#### Instruction
Print only the lines from the top of the data through the line with "(cloudtext) at (242.5,167)", both included, skipping every picture.

###

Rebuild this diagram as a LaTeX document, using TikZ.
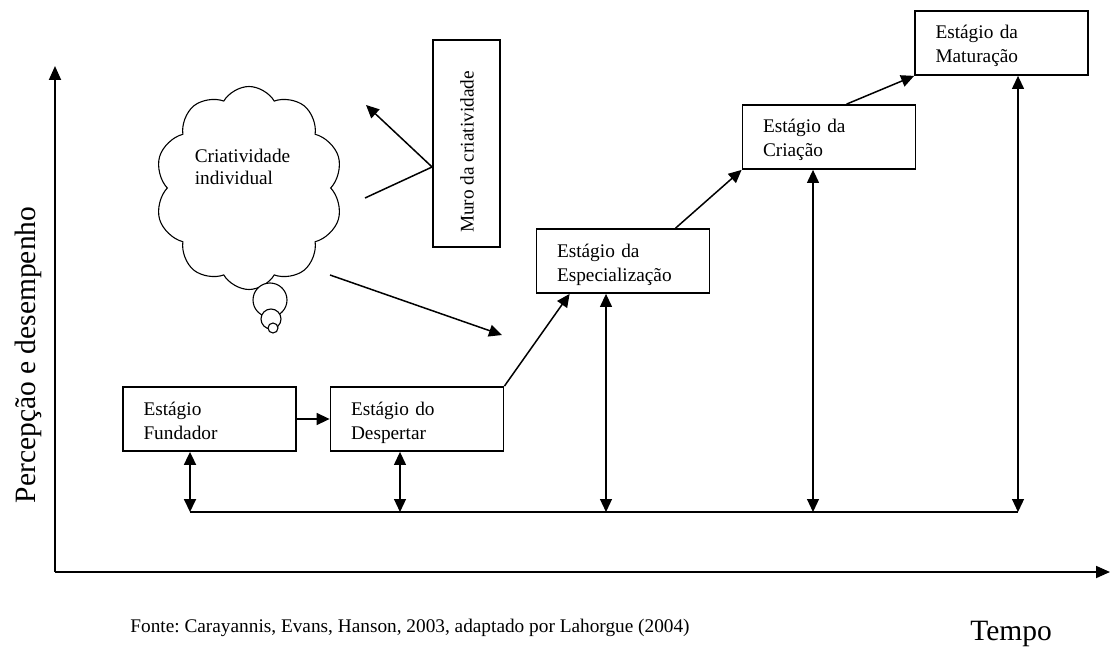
\documentclass[tikz,border=0pt]{standalone}
\usepackage{fontspec}
\setmainfont{Liberation Serif}
\usetikzlibrary{arrows.meta,shapes.symbols,calc}
\newcommand\stagetext[2]{\rule{0pt}{22pt}#1\\#2\rule[-6pt]{0pt}{6pt}}
\frenchspacing
\begin{document}
\begin{tikzpicture}[x=1pt,y=-1pt,
  stagebox/.style={draw,line width=1.8pt,rectangle,inner xsep=20.5pt,inner ysep=0pt,
    text width=132pt,minimum height=64pt,align=left,font=\fontsize{19.3}{24}\selectfont},
  tip/.style={-{Triangle[length=13pt,width=12pt]}},
  conn/.style={line width=1.5pt,tip},
  dconn/.style={line width=#1,{Triangle[length=13pt,width=12pt]}-{Triangle[length=13pt,width=12pt]}},
  axis/.style={line width=1.8pt,-{Triangle[length=14pt,width=12pt]}},
  lbl/.style={inner sep=0pt,font=\fontsize{19.3}{22}\selectfont},
  biglbl/.style={inner sep=0pt,font=\fontsize{29.5}{34}\selectfont},
  bubble/.style={draw,line width=1.1pt,fill=white,circle,inner sep=0pt}
]
\useasboundingbox (0,0) rectangle (1110,647);
\fill[white] (0,0) rectangle (1110,647);

% axes
\coordinate (origin) at (55,572);
\coordinate (ytop) at (55,66);
\coordinate (xend) at (1110,572);
\draw[axis] (origin) -- (ytop);
\draw[axis] (origin) -- (xend);
\node[biglbl,rotate=90] (ylab) at (28,355) {Percepção e desempenho};
\node[biglbl] (xlab) at (1011,634) {Tempo};
\node[lbl] (fonte) at (410,628) {Fonte: Carayannis, Evans, Hanson, 2003, adaptado por Lahorgue (2004)};

% cloud
\node[draw,cloud,cloud puffs=10,cloud puff arc=120,aspect=0.9,line width=1.1pt,
  minimum width=188pt,minimum height=203pt,inner sep=0pt] (cloud) at (249,188) {};
\node[bubble,minimum size=34pt] (b1) at (270,300) {};
\node[bubble,minimum size=20pt] (b2) at (271,319) {};
\node[bubble,minimum size=10pt] (b3) at (273,328) {};
\node[lbl,align=left] (cloudtext) at (242.5,167) {Criatividade\\individual};

% wall
\node[draw,line width=1.8pt,minimum width=67pt,minimum height=207pt,inner sep=0pt] (wall) at (466.5,143.5) {};
\node[lbl,rotate=90] (walltext) at (467,152) {Muro da criatividade};
\coordinate (wp) at ([yshift=-23.5pt]wall.west);
\coordinate (c1) at (365,198);
\coordinate (c2) at (366,105);
\coordinate (c3) at (330,275);
\coordinate (c4) at (502,335);
\draw[line width=1.5pt] (c1) -- (wp);
\draw[conn] (wp) -- (c2);
\draw[conn] (c3) -- (c4);

% stages
\node[stagebox] (F) at (209.5,419) {\stagetext{Estágio}{Fundador}};
\node[stagebox] (D) at (417,419) {\stagetext{Estágio do}{Despertar}};
\node[stagebox] (E) at (623,261) {\stagetext{Estágio da}{Especialização}};
\node[stagebox] (C) at (829,137) {\stagetext{Estágio da}{Criação}};
\node[stagebox] (M) at (1001.5,43) {\stagetext{Estágio da}{Maturação}};

\draw[conn] (F.east) -- (D.west);
\draw[conn] (D.north east) -- ([xshift=34pt]E.south west);
\draw[conn] ([xshift=140pt]E.north west) -- (C.south west);
\draw[conn] ([xshift=105pt]C.north west) -- (M.south west);

% base line
\coordinate (bF) at (190,512);
\coordinate (bD) at (400,512);
\coordinate (bE) at (606,512);
\coordinate (bC) at (813,512);
\coordinate (bM) at (1018,512);
\draw[line width=1.8pt] (bF) -- (bM);
\draw[dconn=1.8pt] (F.south -| bF) -- (bF);
\draw[dconn=1.2pt] (D.south -| bD) -- (bD);
\draw[dconn=1.2pt] (E.south -| bE) -- (bE);
\draw[dconn=1.2pt] (C.south -| bC) -- (bC);
\draw[dconn=1.2pt] (M.south -| bM) -- (bM);
\end{tikzpicture}
\end{document}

###

#### Output
Rebuild this diagram as a LaTeX document, using TikZ.
\documentclass[tikz,border=0pt]{standalone}
\usepackage{fontspec}
\setmainfont{Liberation Serif}
\usetikzlibrary{arrows.meta,shapes.symbols,calc}
\newcommand\stagetext[2]{\rule{0pt}{22pt}#1\\#2\rule[-6pt]{0pt}{6pt}}
\frenchspacing
\begin{document}
\begin{tikzpicture}[x=1pt,y=-1pt,
  stagebox/.style={draw,line width=1.8pt,rectangle,inner xsep=20.5pt,inner ysep=0pt,
    text width=132pt,minimum height=64pt,align=left,font=\fontsize{19.3}{24}\selectfont},
  tip/.style={-{Triangle[length=13pt,width=12pt]}},
  conn/.style={line width=1.5pt,tip},
  dconn/.style={line width=#1,{Triangle[length=13pt,width=12pt]}-{Triangle[length=13pt,width=12pt]}},
  axis/.style={line width=1.8pt,-{Triangle[length=14pt,width=12pt]}},
  lbl/.style={inner sep=0pt,font=\fontsize{19.3}{22}\selectfont},
  biglbl/.style={inner sep=0pt,font=\fontsize{29.5}{34}\selectfont},
  bubble/.style={draw,line width=1.1pt,fill=white,circle,inner sep=0pt}
]
\useasboundingbox (0,0) rectangle (1110,647);
\fill[white] (0,0) rectangle (1110,647);

% axes
\coordinate (origin) at (55,572);
\coordinate (ytop) at (55,66);
\coordinate (xend) at (1110,572);
\draw[axis] (origin) -- (ytop);
\draw[axis] (origin) -- (xend);
\node[biglbl,rotate=90] (ylab) at (28,355) {Percepção e desempenho};
\node[biglbl] (xlab) at (1011,634) {Tempo};
\node[lbl] (fonte) at (410,628) {Fonte: Carayannis, Evans, Hanson, 2003, adaptado por Lahorgue (2004)};

% cloud
\node[draw,cloud,cloud puffs=10,cloud puff arc=120,aspect=0.9,line width=1.1pt,
  minimum width=188pt,minimum height=203pt,inner sep=0pt] (cloud) at (249,188) {};
\node[bubble,minimum size=34pt] (b1) at (270,300) {};
\node[bubble,minimum size=20pt] (b2) at (271,319) {};
\node[bubble,minimum size=10pt] (b3) at (273,328) {};
\node[lbl,align=left] (cloudtext) at (242.5,167) {Criatividade\\individual};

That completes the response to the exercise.